Output each line exactly as it appears, skipping any embedded picture.

## START STORED DATA

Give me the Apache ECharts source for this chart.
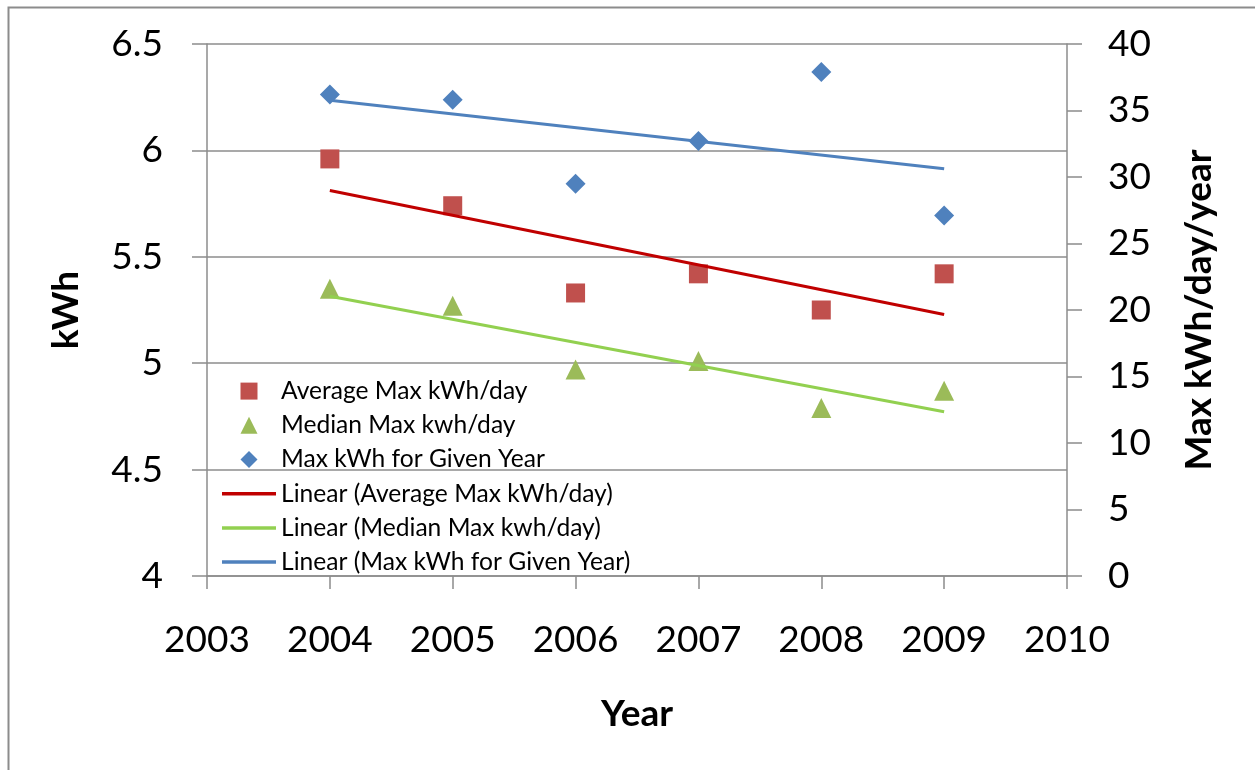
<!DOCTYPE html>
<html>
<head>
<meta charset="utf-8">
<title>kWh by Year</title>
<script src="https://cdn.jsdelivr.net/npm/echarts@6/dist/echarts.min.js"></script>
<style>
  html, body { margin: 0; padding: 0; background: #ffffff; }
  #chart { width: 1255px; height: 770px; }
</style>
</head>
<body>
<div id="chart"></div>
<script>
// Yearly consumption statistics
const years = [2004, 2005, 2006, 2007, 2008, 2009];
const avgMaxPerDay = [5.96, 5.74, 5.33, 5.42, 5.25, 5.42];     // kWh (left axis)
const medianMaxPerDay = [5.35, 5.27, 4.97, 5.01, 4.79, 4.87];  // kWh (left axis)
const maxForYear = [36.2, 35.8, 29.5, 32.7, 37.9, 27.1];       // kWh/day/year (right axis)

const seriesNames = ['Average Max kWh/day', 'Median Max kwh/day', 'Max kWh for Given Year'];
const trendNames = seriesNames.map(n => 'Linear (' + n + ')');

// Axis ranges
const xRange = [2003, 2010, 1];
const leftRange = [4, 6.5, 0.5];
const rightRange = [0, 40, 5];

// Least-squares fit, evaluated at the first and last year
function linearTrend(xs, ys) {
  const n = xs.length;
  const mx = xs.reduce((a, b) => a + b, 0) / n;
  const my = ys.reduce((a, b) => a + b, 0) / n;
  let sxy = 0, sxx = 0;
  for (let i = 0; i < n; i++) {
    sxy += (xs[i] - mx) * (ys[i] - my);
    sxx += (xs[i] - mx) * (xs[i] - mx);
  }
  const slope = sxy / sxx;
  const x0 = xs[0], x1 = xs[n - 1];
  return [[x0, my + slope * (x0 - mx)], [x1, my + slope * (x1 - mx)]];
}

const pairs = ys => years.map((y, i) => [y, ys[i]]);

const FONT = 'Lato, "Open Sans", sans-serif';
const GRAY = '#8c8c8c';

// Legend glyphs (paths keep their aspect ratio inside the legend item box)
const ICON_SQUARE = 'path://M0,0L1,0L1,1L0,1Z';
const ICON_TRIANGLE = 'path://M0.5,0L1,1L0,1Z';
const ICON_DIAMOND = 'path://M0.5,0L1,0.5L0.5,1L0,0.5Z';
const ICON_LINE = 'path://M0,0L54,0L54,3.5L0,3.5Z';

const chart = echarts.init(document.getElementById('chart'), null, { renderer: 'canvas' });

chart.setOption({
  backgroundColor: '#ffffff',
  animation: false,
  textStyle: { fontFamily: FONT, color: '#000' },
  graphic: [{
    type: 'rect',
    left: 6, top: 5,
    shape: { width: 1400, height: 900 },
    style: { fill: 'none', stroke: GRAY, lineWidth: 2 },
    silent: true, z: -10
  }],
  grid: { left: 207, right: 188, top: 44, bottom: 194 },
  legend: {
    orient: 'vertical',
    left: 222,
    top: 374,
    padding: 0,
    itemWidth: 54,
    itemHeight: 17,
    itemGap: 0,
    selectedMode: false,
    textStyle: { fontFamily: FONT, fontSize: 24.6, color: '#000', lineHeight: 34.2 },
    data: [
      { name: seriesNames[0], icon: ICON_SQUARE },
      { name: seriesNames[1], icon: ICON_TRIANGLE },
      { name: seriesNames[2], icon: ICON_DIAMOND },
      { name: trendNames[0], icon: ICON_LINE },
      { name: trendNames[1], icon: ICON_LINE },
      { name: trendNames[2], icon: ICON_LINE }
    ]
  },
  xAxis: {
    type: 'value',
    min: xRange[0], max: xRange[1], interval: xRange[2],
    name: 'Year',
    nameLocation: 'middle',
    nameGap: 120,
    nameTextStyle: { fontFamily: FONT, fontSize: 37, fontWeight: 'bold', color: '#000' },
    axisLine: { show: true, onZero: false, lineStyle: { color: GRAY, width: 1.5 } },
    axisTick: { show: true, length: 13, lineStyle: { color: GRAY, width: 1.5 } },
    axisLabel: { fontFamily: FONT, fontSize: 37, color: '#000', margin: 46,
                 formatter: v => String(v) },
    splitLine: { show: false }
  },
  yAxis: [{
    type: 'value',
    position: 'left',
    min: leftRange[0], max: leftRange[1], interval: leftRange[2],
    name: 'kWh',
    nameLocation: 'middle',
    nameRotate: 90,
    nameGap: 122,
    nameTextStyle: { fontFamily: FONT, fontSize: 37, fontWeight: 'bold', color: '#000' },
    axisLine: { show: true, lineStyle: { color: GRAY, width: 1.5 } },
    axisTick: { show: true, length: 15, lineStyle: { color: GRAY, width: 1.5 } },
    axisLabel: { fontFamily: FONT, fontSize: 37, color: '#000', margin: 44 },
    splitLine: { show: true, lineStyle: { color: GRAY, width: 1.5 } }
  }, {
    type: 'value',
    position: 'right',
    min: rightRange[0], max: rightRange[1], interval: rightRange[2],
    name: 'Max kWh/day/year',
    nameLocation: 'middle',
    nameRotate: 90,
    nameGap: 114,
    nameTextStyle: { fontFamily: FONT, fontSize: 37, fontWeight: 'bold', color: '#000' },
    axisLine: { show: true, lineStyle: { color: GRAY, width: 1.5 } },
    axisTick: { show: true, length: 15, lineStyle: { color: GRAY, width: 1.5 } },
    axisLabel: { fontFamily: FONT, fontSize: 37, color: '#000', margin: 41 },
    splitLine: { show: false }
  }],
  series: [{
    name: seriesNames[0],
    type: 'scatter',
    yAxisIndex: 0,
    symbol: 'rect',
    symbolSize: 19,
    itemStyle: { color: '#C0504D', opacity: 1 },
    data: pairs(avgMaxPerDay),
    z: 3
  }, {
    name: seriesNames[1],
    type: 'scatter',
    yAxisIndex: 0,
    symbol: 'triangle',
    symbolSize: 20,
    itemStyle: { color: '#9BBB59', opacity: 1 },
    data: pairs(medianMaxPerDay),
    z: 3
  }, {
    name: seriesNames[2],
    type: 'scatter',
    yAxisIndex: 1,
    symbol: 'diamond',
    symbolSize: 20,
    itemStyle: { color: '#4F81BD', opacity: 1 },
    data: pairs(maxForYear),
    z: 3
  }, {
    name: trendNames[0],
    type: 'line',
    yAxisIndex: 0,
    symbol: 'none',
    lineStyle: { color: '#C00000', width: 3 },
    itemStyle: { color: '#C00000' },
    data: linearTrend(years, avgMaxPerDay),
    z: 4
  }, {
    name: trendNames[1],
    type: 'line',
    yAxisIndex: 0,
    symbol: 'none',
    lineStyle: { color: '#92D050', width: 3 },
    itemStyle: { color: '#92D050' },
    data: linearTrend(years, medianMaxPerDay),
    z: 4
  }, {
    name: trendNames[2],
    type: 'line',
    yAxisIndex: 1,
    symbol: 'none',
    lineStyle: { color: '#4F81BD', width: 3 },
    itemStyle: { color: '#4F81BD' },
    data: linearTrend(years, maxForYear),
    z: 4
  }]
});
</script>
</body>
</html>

## END STORED DATA

== CORRECT ANSWER ==
Give me the Apache ECharts source for this chart.
<!DOCTYPE html>
<html>
<head>
<meta charset="utf-8">
<title>kWh by Year</title>
<script src="https://cdn.jsdelivr.net/npm/echarts@6/dist/echarts.min.js"></script>
<style>
  html, body { margin: 0; padding: 0; background: #ffffff; }
  #chart { width: 1255px; height: 770px; }
</style>
</head>
<body>
<div id="chart"></div>
<script>
// Yearly consumption statistics
const years = [2004, 2005, 2006, 2007, 2008, 2009];
const avgMaxPerDay = [5.96, 5.74, 5.33, 5.42, 5.25, 5.42];     // kWh (left axis)
const medianMaxPerDay = [5.35, 5.27, 4.97, 5.01, 4.79, 4.87];  // kWh (left axis)
const maxForYear = [36.2, 35.8, 29.5, 32.7, 37.9, 27.1];       // kWh/day/year (right axis)

const seriesNames = ['Average Max kWh/day', 'Median Max kwh/day', 'Max kWh for Given Year'];
const trendNames = seriesNames.map(n => 'Linear (' + n + ')');

// Axis ranges
const xRange = [2003, 2010, 1];
const leftRange = [4, 6.5, 0.5];
const rightRange = [0, 40, 5];

// Least-squares fit, evaluated at the first and last year
function linearTrend(xs, ys) {
  const n = xs.length;
  const mx = xs.reduce((a, b) => a + b, 0) / n;
  const my = ys.reduce((a, b) => a + b, 0) / n;
  let sxy = 0, sxx = 0;
  for (let i = 0; i < n; i++) {
    sxy += (xs[i] - mx) * (ys[i] - my);
    sxx += (xs[i] - mx) * (xs[i] - mx);
  }
  const slope = sxy / sxx;
  const x0 = xs[0], x1 = xs[n - 1];
  return [[x0, my + slope * (x0 - mx)], [x1, my + slope * (x1 - mx)]];
}

const pairs = ys => years.map((y, i) => [y, ys[i]]);

const FONT = 'Lato, "Open Sans", sans-serif';
const GRAY = '#8c8c8c';

// Legend glyphs (paths keep their aspect ratio inside the legend item box)
const ICON_SQUARE = 'path://M0,0L1,0L1,1L0,1Z';
const ICON_TRIANGLE = 'path://M0.5,0L1,1L0,1Z';
const ICON_DIAMOND = 'path://M0.5,0L1,0.5L0.5,1L0,0.5Z';
const ICON_LINE = 'path://M0,0L54,0L54,3.5L0,3.5Z';

const chart = echarts.init(document.getElementById('chart'), null, { renderer: 'canvas' });

chart.setOption({
  backgroundColor: '#ffffff',
  animation: false,
  textStyle: { fontFamily: FONT, color: '#000' },
  graphic: [{
    type: 'rect',
    left: 6, top: 5,
    shape: { width: 1400, height: 900 },
    style: { fill: 'none', stroke: GRAY, lineWidth: 2 },
    silent: true, z: -10
  }],
  grid: { left: 207, right: 188, top: 44, bottom: 194 },
  legend: {
    orient: 'vertical',
    left: 222,
    top: 374,
    padding: 0,
    itemWidth: 54,
    itemHeight: 17,
    itemGap: 0,
    selectedMode: false,
    textStyle: { fontFamily: FONT, fontSize: 24.6, color: '#000', lineHeight: 34.2 },
    data: [
      { name: seriesNames[0], icon: ICON_SQUARE },
      { name: seriesNames[1], icon: ICON_TRIANGLE },
      { name: seriesNames[2], icon: ICON_DIAMOND },
      { name: trendNames[0], icon: ICON_LINE },
      { name: trendNames[1], icon: ICON_LINE },
      { name: trendNames[2], icon: ICON_LINE }
    ]
  },
  xAxis: {
    type: 'value',
    min: xRange[0], max: xRange[1], interval: xRange[2],
    name: 'Year',
    nameLocation: 'middle',
    nameGap: 120,
    nameTextStyle: { fontFamily: FONT, fontSize: 37, fontWeight: 'bold', color: '#000' },
    axisLine: { show: true, onZero: false, lineStyle: { color: GRAY, width: 1.5 } },
    axisTick: { show: true, length: 13, lineStyle: { color: GRAY, width: 1.5 } },
    axisLabel: { fontFamily: FONT, fontSize: 37, color: '#000', margin: 46,
                 formatter: v => String(v) },
    splitLine: { show: false }
  },
  yAxis: [{
    type: 'value',
    position: 'left',
    min: leftRange[0], max: leftRange[1], interval: leftRange[2],
    name: 'kWh',
    nameLocation: 'middle',
    nameRotate: 90,
    nameGap: 122,
    nameTextStyle: { fontFamily: FONT, fontSize: 37, fontWeight: 'bold', color: '#000' },
    axisLine: { show: true, lineStyle: { color: GRAY, width: 1.5 } },
    axisTick: { show: true, length: 15, lineStyle: { color: GRAY, width: 1.5 } },
    axisLabel: { fontFamily: FONT, fontSize: 37, color: '#000', margin: 44 },
    splitLine: { show: true, lineStyle: { color: GRAY, width: 1.5 } }
  }, {
    type: 'value',
    position: 'right',
    min: rightRange[0], max: rightRange[1], interval: rightRange[2],
    name: 'Max kWh/day/year',
    nameLocation: 'middle',
    nameRotate: 90,
    nameGap: 114,
    nameTextStyle: { fontFamily: FONT, fontSize: 37, fontWeight: 'bold', color: '#000' },
    axisLine: { show: true, lineStyle: { color: GRAY, width: 1.5 } },
    axisTick: { show: true, length: 15, lineStyle: { color: GRAY, width: 1.5 } },
    axisLabel: { fontFamily: FONT, fontSize: 37, color: '#000', margin: 41 },
    splitLine: { show: false }
  }],
  series: [{
    name: seriesNames[0],
    type: 'scatter',
    yAxisIndex: 0,
    symbol: 'rect',
    symbolSize: 19,
    itemStyle: { color: '#C0504D', opacity: 1 },
    data: pairs(avgMaxPerDay),
    z: 3
  }, {
    name: seriesNames[1],
    type: 'scatter',
    yAxisIndex: 0,
    symbol: 'triangle',
    symbolSize: 20,
    itemStyle: { color: '#9BBB59', opacity: 1 },
    data: pairs(medianMaxPerDay),
    z: 3
  }, {
    name: seriesNames[2],
    type: 'scatter',
    yAxisIndex: 1,
    symbol: 'diamond',
    symbolSize: 20,
    itemStyle: { color: '#4F81BD', opacity: 1 },
    data: pairs(maxForYear),
    z: 3
  }, {
    name: trendNames[0],
    type: 'line',
    yAxisIndex: 0,
    symbol: 'none',
    lineStyle: { color: '#C00000', width: 3 },
    itemStyle: { color: '#C00000' },
    data: linearTrend(years, avgMaxPerDay),
    z: 4
  }, {
    name: trendNames[1],
    type: 'line',
    yAxisIndex: 0,
    symbol: 'none',
    lineStyle: { color: '#92D050', width: 3 },
    itemStyle: { color: '#92D050' },
    data: linearTrend(years, medianMaxPerDay),
    z: 4
  }, {
    name: trendNames[2],
    type: 'line',
    yAxisIndex: 1,
    symbol: 'none',
    lineStyle: { color: '#4F81BD', width: 3 },
    itemStyle: { color: '#4F81BD' },
    data: linearTrend(years, maxForYear),
    z: 4
  }]
});
</script>
</body>
</html>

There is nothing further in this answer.